Заперли меня в небольшом помещении. Больше всего узилище напомнила тамбур в вагоне пассажирского поезда. Потянул в сторону дверь. Скрипя и заедая, она поддалась.
Старый вагон, переделанный под жилище. Две керосиновые лампы освещали помещение. Разбитые окна надежно заколочены. За целыми стёклами толща земли.
- Это не метро. Не переживай так. – Из дальнего, тёмного угла раздался скрипучий старческий голос, с ноткой безумия.
- Ты еще кто! – Неожиданное появление старика сильно напугало. Сердце ударилось о горло и скатилось в пятки. Готов поклясться, что в вагоне кроме меня никого не было.
- Я Ято. Честный Ято.
- А я Дозер. Знакомству с тобой совсем не рад.
- О, ты тоже честный. Ято ценит таких людей.
- Надеюсь, ты их ценишь живыми. – Ято не вёл себя угрожающе, да и выглядел не очень то и сильным. Что позволило немного расслабиться.
- По разному бывает. – Ухмыльнулся Ято.
- Ты тут один?
- Ято всегда одни. Родился один. И умрёт один. Доздер такой же.
- И чего тебе Ято. От меня нужно?
- Ято старший преданный великого Сектора. – Он постучал себя пальцем по лбу. В центре лба была татуировка змея с тремя глазами, изгибаясь кольцами, ее хвост заканчивался на переносице. – Сам Сектор запланировал нашу встречу!
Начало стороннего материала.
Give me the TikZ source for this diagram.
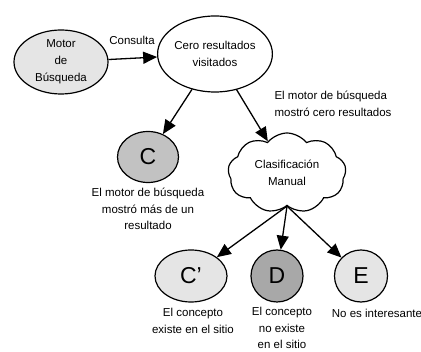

Веришь ли ты словам Ято?
- Ты же честный. Приходится верить.
- Сомнения в твоих словах, ранят Ято.
- Сам виноват. Это же из-за тебя меня паралич скрутил.
- Ято виноват. – Согласился старик. И надолго затих.
4. Доз.
Ято беззвучно шевелил губами, покачиваясь из стороны в сторону, медленно вправо, медленно влево. Монотонно и однообразно.
Стало сложно держать его в фокусе. Пространство вокруг принялось расплываться. Вагон раскачивался как на волнах.
Пол из горизонтального положения поднялся вертикально. К такой встрече мое лицо оказалось не готово. Закрыться руками не успел. После чего наступила темнота. – Ох уж эта асфальтовая болезнь.
Второе пробуждение прошло намного хуже первого, которое хоть и выглядело очень реалистично, но из-за отсутствия некоторых деталей присущих миру яви, оказалось сном.
Зато место действия тоже, что и во сне – грязный вагон старого электропоезда.
Боль обрадовалась моему возвращению и вцепилась всеми когтями в измученное тело. При любом неаккуратном движении плечо отзывалось нестерпимой болью. Ноги плохо слушались, встать не удалось. Да и с ориентацией в пространстве были проблемы. А в голове творилось «не пойми что». Внутричерепное давление сверлило виски и затылок, намереваясь покинуть неприятное место. Лицо опухло, глаза заплыли, язык раздуло. Губы разбиты. Множество ссадин и порезов.
- Очнулся, гляньте на него, очнулся. – Голос прозвучал откуда-то сверху.
За всеми этими мучительными копошениями не заметил вошедшего старика с керосиновой лампой. Тот самый старик из сна - Ято.
- Хы ля те.
Попытался сказать, что тоже рад его видеть. Вышло с трудом, без нужной интонации и вдохновения.
Ято обошел вокруг меня несколько раз. Осматривая или примеряясь, чтобы добить и не сильно при этом испачкаться.
Повесив лампу на свисающий с потолка крюк, Ято вновь принялся наматывать вокруг меня круги. Он очень мне не нравился, его намерения и внешность также не вызывали доверия. Морщинистое лицо с длинным носом выглядывало из-под наброшенного на голову капюшона. Его наряд представлял собой причудливые лохмотья. Сшитые на заказ для бабы-яги. В похожем наряде выступала воспитательница дочери, на ее последнем детском утреннике.
Следить за ним сквозь опухшие веки было трудно. В момент, когда моя бдительность ослабла, он с неожиданной силой дернул за онемевшую ногу. Боль, хруст, звук вправляемого сустава. Ято оказался необычайно силён для своего телосложения. Если конечно судить по рамкам того мира в котором мне пришлось жить до этого. Тонкие запястья, длинные сухие пальцы не выдавали спрятанную в них силу. Или может это я за период беспамятства похудел килограмм так на шестьдесят.
Чудо доктор, не дожидаясь пока приду в себя от неожиданной боли, принялся за дальнейшее лечение. Из бедра был извлечен какой-то вытянутый предмет, отложенный в сторону и звякнувший об пол металлом. Затем еще один, поменьше. Лечение продолжилось без всякой жалости к пациенту. Без лишних движений и жестокости. И естественно безо всякой анестезии.